I suspect there are problems with it that I'm not thinking of.

This becomes a problem when a) people expect the current state or don’t think blank lines are that important, and b) people have blank lines in things, breaking out of the paragraph.

1:

aaa
<!--

# bbb

-->

Current:

<p>aaa</p>
<!--

# bbb

-->

Proposed:

<p>aaa\n&lt;!--</p>
<h1>bbb</h1>
<p>--&gt;</p>

2:

aaa
<pre>

[bbb](ccc)

</pre>

Current:

<p>aaa</p>
<pre>

[bbb](ccc)

</pre>

Proposed:

<p>aaa<pre></p>
<p><a href="ccc">bbb</a></p>
</pre>

Interpreted by browser as:

<p>aaa</p><pre><p></p>
<p><a href="ccc">bbb</a></p>
</pre>

3:

aaa
<div>

# bbb

</div>

Current:

<p>aaa</p>
<div>
<h1>bbb</h1>
</div>

Proposed:

<p>aaa<div></p>
<h1>bbb</h1>
</div>

Interpreted by browser as:

<p>aaa</p><div><p></p>
<h1>bbb</h1>
</div>
jgm commented 9 months ago

My main thing is that it isn’t that bad. Everything that’s supposed to be shown is still displayed, and everything that’s supposed to be hidden is hidden. Because the “block” comment is also an “inline” comment. Sure there’s some whitespace visually, but it all shows.

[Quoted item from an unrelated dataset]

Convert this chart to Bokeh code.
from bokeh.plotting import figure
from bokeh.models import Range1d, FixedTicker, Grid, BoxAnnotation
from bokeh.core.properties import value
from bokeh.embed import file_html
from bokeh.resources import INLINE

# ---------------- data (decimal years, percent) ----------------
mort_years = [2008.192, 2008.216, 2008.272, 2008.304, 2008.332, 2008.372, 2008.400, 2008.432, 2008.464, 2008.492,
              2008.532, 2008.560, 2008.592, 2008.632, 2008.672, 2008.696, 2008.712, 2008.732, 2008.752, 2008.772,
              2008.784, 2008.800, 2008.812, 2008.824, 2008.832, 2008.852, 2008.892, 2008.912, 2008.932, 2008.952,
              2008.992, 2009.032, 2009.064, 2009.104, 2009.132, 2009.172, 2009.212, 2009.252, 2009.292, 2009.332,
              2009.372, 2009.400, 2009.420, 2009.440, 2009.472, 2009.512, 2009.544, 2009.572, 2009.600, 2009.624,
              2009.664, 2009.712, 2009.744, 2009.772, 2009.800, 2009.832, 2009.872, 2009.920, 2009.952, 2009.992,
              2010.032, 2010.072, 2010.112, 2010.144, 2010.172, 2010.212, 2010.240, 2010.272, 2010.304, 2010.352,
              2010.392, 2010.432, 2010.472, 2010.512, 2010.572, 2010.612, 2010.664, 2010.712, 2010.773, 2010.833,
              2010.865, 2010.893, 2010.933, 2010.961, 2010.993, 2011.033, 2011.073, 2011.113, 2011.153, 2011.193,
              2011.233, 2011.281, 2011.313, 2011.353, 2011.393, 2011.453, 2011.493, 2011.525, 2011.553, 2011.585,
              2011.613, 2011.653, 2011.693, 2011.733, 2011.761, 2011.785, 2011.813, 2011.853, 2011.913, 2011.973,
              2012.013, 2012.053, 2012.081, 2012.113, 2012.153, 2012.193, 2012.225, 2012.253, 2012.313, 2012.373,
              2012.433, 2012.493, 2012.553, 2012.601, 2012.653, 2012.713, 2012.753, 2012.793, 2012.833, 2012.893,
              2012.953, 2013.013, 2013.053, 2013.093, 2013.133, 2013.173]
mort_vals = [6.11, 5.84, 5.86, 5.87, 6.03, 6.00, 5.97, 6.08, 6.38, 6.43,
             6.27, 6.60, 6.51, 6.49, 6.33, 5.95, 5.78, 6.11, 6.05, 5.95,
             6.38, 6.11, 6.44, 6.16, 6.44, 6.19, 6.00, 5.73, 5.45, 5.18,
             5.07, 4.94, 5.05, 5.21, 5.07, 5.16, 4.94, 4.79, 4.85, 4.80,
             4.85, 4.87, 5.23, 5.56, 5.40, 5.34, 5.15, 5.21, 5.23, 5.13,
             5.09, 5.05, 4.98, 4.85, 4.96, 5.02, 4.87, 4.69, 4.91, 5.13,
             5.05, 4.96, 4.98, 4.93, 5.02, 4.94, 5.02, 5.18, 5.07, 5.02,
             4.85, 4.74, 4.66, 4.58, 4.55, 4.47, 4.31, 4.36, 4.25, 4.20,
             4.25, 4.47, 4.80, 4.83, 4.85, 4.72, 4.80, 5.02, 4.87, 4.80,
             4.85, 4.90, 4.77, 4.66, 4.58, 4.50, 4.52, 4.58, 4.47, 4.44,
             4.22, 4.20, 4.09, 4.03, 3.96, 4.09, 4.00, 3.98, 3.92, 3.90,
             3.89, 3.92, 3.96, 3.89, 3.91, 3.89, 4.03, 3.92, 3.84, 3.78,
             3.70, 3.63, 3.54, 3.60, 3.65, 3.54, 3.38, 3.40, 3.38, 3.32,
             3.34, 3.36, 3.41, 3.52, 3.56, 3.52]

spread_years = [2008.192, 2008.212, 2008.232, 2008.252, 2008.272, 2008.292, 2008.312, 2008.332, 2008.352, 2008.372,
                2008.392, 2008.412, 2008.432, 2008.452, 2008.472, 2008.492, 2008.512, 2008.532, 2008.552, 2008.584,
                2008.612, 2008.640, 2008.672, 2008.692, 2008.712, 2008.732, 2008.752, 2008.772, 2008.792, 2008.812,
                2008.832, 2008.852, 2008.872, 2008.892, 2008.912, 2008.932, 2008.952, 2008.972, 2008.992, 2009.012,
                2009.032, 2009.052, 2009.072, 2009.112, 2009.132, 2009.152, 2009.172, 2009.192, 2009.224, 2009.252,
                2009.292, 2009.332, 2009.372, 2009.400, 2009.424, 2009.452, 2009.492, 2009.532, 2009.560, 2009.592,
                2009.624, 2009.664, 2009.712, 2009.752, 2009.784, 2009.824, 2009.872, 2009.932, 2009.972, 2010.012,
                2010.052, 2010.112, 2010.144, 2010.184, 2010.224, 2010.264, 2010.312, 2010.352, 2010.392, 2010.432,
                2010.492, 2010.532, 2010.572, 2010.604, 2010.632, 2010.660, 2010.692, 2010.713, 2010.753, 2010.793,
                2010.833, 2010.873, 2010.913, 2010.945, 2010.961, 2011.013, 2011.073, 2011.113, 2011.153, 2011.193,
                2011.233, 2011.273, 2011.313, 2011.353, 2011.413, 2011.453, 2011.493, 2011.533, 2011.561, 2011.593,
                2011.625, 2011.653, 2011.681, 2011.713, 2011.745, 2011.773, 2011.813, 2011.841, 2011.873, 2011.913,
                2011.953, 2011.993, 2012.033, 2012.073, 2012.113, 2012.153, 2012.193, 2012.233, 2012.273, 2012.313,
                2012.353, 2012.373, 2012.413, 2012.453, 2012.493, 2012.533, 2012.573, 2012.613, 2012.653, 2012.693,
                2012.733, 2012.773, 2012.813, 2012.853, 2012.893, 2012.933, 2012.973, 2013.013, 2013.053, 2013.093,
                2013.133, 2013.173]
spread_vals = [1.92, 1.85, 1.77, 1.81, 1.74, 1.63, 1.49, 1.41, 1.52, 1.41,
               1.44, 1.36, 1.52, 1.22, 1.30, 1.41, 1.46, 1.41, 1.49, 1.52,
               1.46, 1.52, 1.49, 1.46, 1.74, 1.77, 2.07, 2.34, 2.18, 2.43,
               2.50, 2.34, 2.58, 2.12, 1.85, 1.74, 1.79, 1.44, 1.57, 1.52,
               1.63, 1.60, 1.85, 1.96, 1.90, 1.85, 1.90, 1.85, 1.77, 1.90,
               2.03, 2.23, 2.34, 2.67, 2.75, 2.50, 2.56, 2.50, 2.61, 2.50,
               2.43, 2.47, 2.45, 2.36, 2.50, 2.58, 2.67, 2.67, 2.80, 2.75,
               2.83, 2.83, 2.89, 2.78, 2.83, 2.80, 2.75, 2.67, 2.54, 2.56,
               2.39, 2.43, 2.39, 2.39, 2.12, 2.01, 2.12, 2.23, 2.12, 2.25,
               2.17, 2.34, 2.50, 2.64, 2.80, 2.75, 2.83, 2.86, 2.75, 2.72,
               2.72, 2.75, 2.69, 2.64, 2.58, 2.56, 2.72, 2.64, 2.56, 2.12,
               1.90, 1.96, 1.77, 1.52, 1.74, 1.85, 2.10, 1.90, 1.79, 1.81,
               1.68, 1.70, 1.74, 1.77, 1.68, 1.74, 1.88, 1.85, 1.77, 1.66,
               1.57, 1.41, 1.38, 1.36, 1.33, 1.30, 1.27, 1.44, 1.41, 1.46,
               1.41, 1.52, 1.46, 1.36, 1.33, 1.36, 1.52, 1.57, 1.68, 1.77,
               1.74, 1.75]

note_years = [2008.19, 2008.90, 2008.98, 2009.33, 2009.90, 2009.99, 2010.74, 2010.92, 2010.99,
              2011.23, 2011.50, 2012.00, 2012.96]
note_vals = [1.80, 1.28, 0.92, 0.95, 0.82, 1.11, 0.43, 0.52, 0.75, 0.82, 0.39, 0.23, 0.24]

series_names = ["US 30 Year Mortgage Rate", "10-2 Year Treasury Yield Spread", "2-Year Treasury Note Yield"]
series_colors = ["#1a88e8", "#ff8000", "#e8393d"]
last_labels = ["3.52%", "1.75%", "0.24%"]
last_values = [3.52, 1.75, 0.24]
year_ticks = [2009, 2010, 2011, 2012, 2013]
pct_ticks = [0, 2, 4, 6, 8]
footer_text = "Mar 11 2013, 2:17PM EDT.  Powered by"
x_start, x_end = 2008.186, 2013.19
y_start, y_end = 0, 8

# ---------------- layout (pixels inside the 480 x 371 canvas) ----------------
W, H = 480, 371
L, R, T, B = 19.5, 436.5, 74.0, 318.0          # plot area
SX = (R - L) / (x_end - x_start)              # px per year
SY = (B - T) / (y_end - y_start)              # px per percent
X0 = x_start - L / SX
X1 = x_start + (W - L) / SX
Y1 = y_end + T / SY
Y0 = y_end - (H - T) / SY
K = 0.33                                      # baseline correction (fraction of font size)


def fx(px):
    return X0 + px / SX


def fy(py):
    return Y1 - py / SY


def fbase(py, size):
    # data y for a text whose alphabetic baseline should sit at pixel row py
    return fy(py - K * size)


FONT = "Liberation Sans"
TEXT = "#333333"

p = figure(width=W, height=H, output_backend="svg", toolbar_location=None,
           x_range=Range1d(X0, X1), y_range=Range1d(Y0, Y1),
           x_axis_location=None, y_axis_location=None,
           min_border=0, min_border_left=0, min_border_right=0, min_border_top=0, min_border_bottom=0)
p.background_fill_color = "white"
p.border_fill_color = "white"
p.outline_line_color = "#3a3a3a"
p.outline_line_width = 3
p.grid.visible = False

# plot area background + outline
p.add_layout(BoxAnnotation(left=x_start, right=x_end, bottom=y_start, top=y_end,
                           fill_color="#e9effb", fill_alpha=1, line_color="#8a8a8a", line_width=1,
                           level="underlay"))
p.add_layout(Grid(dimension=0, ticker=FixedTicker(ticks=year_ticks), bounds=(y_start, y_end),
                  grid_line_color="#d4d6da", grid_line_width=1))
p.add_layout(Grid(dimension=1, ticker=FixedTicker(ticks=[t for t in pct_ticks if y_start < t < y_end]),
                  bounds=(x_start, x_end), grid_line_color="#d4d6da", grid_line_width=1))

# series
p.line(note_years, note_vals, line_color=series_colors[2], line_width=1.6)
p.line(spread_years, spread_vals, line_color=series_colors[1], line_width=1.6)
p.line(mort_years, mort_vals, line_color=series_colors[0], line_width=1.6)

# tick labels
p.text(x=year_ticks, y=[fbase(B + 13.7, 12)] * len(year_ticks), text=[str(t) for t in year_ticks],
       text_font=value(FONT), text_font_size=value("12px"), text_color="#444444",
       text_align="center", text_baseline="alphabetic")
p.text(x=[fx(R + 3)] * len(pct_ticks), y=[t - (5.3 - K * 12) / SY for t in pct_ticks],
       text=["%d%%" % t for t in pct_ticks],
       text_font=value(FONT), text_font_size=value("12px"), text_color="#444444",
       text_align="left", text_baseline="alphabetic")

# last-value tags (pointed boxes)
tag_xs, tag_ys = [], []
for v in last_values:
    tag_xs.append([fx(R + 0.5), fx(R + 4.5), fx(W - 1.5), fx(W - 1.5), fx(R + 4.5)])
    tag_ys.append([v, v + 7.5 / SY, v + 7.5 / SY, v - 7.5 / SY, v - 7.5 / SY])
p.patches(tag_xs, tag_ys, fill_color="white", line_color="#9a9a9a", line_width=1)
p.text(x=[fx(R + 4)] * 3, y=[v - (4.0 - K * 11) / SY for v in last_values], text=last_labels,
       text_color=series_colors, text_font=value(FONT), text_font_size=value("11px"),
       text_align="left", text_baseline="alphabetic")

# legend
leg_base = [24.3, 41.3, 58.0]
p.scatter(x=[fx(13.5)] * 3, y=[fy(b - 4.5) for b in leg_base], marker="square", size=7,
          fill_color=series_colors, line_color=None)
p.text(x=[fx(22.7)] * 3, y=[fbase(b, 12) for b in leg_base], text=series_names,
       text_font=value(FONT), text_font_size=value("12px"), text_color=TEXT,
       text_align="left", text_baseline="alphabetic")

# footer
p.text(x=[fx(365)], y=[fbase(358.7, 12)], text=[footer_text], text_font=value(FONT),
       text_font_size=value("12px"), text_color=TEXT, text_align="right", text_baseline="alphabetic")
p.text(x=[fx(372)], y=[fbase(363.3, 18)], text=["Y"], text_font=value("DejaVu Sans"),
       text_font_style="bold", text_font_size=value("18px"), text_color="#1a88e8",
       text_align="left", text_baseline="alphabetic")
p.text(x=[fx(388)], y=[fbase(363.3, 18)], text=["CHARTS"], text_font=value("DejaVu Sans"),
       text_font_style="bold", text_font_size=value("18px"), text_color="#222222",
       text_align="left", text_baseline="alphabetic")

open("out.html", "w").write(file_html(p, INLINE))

The semantics completely changes, and depending on your output format, "bim" may disappear entirely (since raw HTML isn't passed on to non-HTML formats).

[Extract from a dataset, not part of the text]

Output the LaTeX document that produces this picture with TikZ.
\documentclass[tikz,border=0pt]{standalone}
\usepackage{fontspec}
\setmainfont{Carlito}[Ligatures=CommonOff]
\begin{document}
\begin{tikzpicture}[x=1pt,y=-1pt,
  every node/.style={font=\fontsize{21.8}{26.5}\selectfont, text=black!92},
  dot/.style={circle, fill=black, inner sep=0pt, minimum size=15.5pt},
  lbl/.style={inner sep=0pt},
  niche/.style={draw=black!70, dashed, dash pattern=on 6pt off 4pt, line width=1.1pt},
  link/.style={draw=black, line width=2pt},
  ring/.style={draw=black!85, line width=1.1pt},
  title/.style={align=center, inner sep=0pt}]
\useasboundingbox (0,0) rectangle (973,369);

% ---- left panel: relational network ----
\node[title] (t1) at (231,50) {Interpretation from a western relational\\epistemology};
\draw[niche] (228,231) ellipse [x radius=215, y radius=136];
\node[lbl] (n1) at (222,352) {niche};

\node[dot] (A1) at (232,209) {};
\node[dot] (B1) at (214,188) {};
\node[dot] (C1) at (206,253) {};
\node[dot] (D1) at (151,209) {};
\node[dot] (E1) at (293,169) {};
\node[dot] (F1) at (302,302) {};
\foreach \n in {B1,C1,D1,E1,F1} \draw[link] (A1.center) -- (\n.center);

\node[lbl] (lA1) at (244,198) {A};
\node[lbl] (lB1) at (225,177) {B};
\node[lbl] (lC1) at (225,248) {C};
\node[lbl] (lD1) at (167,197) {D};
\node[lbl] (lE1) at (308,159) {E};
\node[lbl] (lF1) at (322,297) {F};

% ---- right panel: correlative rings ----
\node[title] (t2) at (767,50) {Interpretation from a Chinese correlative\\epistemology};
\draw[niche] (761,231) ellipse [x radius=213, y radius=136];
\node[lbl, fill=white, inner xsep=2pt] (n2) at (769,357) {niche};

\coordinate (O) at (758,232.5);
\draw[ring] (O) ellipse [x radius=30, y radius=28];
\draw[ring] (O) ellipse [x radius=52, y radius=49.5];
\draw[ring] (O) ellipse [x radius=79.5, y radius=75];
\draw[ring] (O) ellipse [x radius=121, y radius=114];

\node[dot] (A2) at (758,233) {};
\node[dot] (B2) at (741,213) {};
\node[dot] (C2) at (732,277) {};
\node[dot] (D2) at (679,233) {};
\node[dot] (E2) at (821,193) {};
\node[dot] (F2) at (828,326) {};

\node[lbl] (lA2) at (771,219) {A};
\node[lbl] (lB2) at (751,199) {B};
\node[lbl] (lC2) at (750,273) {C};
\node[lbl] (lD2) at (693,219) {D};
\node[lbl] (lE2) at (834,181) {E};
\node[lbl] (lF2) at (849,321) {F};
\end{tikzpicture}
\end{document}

And, it’s also a “sudden” thing that so many things in markdown already have too:

That is true.

I agree that you might find people getting confused with things like 1 and 2, and backwards incompatible changes already have a big strike against them. On the other hand, all you have to learn is that you need a blank line here to avoid these results. That's similar to what people already need to learn about the difference between

<div>

**bar**

</div>

and

<div>
**bar**
</div>
wooorm commented 9 months ago

The semantics completely changes, and depending on your output format, "bim" may disappear entirely (since raw HTML isn't passed on to non-HTML formats).

A paragraph accidentally split up, I wouldn’t call completely changes semantics. Whether HTML is stripped (naïvely) is as far as I know not covered by CommonMark. GitHub and similar projects interpret the HTML and then sanitize it. Tools that target different output formats can also interpret HTML and then map say <u> to underlined if they want or ignore comments.

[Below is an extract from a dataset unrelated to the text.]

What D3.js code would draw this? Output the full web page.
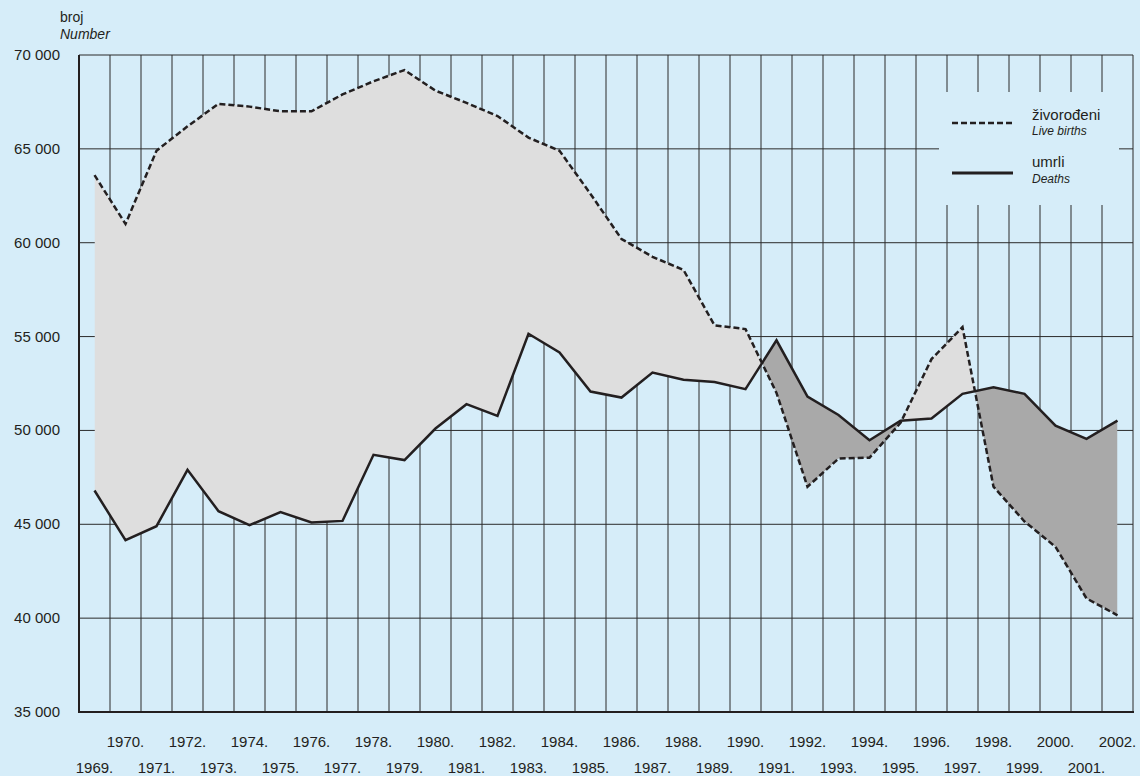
<!DOCTYPE html>
<html>
<head>
<meta charset="utf-8">
<script src="https://cdn.jsdelivr.net/npm/d3@7"></script>
<style>
  body { margin: 0; background: #d6edf9; }
  svg { display: block; font-family: "Liberation Sans", Arial, sans-serif; }
</style>
</head>
<body>
<div id="chart"></div>
<script>
// podaci
var years = d3.range(1969, 2003);
var births = [63600, 61000, 64900, 66200, 67400, 67250, 67000, 67000, 67900, 68600,
              69200, 68100, 67450, 66750, 65600, 64900, 62600, 60200, 59250, 58550,
              55600, 55400, 52000, 47000, 48500, 48550, 50400, 53800, 55500, 47000,
              45150, 43800, 41050, 40150];
var deaths = [46800, 44150, 44900, 47900, 45700, 44950, 45650, 45100, 45180, 48700,
              48420, 50100, 51400, 50770, 55150, 54150, 52070, 51750, 53080, 52700,
              52580, 52200, 54800, 51800, 50820, 49480, 50520, 50640, 51950, 52300,
              51950, 50250, 49550, 50520];
var yTicks = [35000, 40000, 45000, 50000, 55000, 60000, 65000, 70000];

var W = 1140, H = 776;
var mLeft = 79, mRight = 1133, mTop = 55, mBottom = 712;

var svg = d3.select("#chart").append("svg")
  .attr("width", W).attr("height", H);

svg.append("rect").attr("width", W).attr("height", H).attr("fill", "#d6edf9");

var x = d3.scaleBand().domain(years).range([mLeft, mRight]).padding(0);
var y = d3.scaleLinear().domain([35000, 70000]).range([mBottom, mTop]);
var cx = function(yr) { return x(yr) + x.bandwidth() / 2; };

var fmt = d3.formatLocale({ decimal: ",", thousands: " ", grouping: [3], currency: ["", ""] }).format(",d");

var data = years.map(function(yr, i) { return { year: yr, b: births[i], d: deaths[i] }; });

// mreza
var grid = svg.append("g");
grid.selectAll(".vl")
  .data(years.concat([null]))
  .enter().append("line")
  .attr("x1", function(d) { return d === null ? mRight : x(d); })
  .attr("x2", function(d) { return d === null ? mRight : x(d); })
  .attr("y1", mTop).attr("y2", mBottom)
  .attr("stroke", "#2b2b2b").attr("stroke-width", 1);
grid.selectAll(".hl")
  .data(yTicks)
  .enter().append("line")
  .attr("x1", mLeft).attr("x2", mRight)
  .attr("y1", function(d) { return y(d); })
  .attr("y2", function(d) { return y(d); })
  .attr("stroke", "#2b2b2b").attr("stroke-width", 1);

// povrsine izmedju linija
var defs = svg.append("defs");
defs.append("clipPath").attr("id", "aboveDeaths")
  .append("path")
  .attr("d", d3.area().x(function(d) { return cx(d.year); }).y0(0).y1(function(d) { return y(d.d); })(data));
defs.append("clipPath").attr("id", "aboveBirths")
  .append("path")
  .attr("d", d3.area().x(function(d) { return cx(d.year); }).y0(0).y1(function(d) { return y(d.b); })(data));

svg.append("path")
  .attr("clip-path", "url(#aboveDeaths)")
  .attr("fill", "#dedede")
  .attr("d", d3.area().x(function(d) { return cx(d.year); }).y0(mBottom).y1(function(d) { return y(d.b); })(data));
svg.append("path")
  .attr("clip-path", "url(#aboveBirths)")
  .attr("fill", "#a9a9a9")
  .attr("d", d3.area().x(function(d) { return cx(d.year); }).y0(mBottom).y1(function(d) { return y(d.d); })(data));

// osi
svg.append("line").attr("x1", mLeft).attr("x2", mLeft).attr("y1", mTop).attr("y2", mBottom + 1)
  .attr("stroke", "#231f20").attr("stroke-width", 2);
svg.append("line").attr("x1", mLeft - 1).attr("x2", mRight + 1).attr("y1", mBottom).attr("y2", mBottom)
  .attr("stroke", "#231f20").attr("stroke-width", 2);

// linije
var line = d3.line().x(function(d) { return cx(d.year); });
svg.append("path")
  .attr("d", line.y(function(d) { return y(d.d); })(data))
  .attr("fill", "none").attr("stroke", "#231f20").attr("stroke-width", 2.5)
  .attr("stroke-linejoin", "miter");
svg.append("path")
  .attr("d", line.y(function(d) { return y(d.b); })(data))
  .attr("fill", "none").attr("stroke", "#231f20").attr("stroke-width", 2.5)
  .attr("stroke-dasharray", "6,3");

// oznake y
svg.selectAll(".yt")
  .data(yTicks)
  .enter().append("text")
  .attr("x", 60).attr("y", function(d) { return y(d) + 5; })
  .attr("text-anchor", "end")
  .style("font-size", "15px").attr("fill", "#231f20")
  .text(function(d) { return fmt(d); });

svg.append("text").attr("x", 60).attr("y", 22).style("font-size", "14px").attr("fill", "#231f20").text("broj");
svg.append("text").attr("x", 60).attr("y", 39).style("font-size", "14px").style("font-style", "italic")
  .attr("fill", "#231f20").text("Number");

// oznake x
svg.selectAll(".xt")
  .data(years)
  .enter().append("text")
  .attr("x", function(d) { return cx(d); })
  .attr("y", function(d) { return d % 2 === 0 ? 747 : 773; })
  .attr("text-anchor", "middle")
  .style("font-size", "15px").attr("fill", "#231f20")
  .text(function(d) { return d + "."; });

// legenda
var lg = svg.append("g");
lg.append("rect").attr("x", 939).attr("y", 92).attr("width", 180).attr("height", 113).attr("fill", "#d6edf9");
lg.append("line").attr("x1", 952).attr("x2", 1013).attr("y1", 123).attr("y2", 123)
  .attr("stroke", "#231f20").attr("stroke-width", 2.5).attr("stroke-dasharray", "6,3");
lg.append("line").attr("x1", 952).attr("x2", 1013).attr("y1", 173).attr("y2", 173)
  .attr("stroke", "#231f20").attr("stroke-width", 3);
lg.append("text").attr("x", 1032).attr("y", 120).style("font-size", "15px").attr("fill", "#231f20").text("živorođeni");
lg.append("text").attr("x", 1032).attr("y", 135).style("font-size", "12px").style("font-style", "italic")
  .attr("fill", "#231f20").text("Live births");
lg.append("text").attr("x", 1032).attr("y", 167).style("font-size", "15px").attr("fill", "#231f20").text("umrli");
lg.append("text").attr("x", 1032).attr("y", 183).style("font-size", "12px").style("font-style", "italic")
  .attr("fill", "#231f20").text("Deaths");
</script>
</body>
</html>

If that’s important, stuff like this seems more important to solve:

<h1>
  asd
</h1>

^-- Also dropped entirely.

all you have to learn is that you need a blank line here to avoid these results.

To me this is the same as the original root question. “All you have to learn is to indent your list items to put things in list items” and “all you have to learn is that paragraphs are interrupted by blocks”.

And how far to take blank lines? Blank lines before fenced code / headings / thematic breaks / block quotes / other lists / definitions? Common extensions such as GFM footnote definitions/GFM tables/math/directives? The cases where CM currently doesn’t need blank lines are quite limited:

aaa bbb
    ccc.

^-- Weird indent style that some people like, so not seen as indented code.

aaa bbb
2) ccc.

^-- Probably not a numbered list as it doesn’t start with 1, probably just a number in a paragraph because someone is making points.

CM specifically doesn’t need blank lines before like all other things. Because people often don’t write them. I think HTML kind 1 through 6 are similar. To me indeed a) the breaking change likely affecting many existing markdown documents, b) the line between what does (not) need blank lines gets blurrier, c) it’s not that bad, d) there’s a good alternative.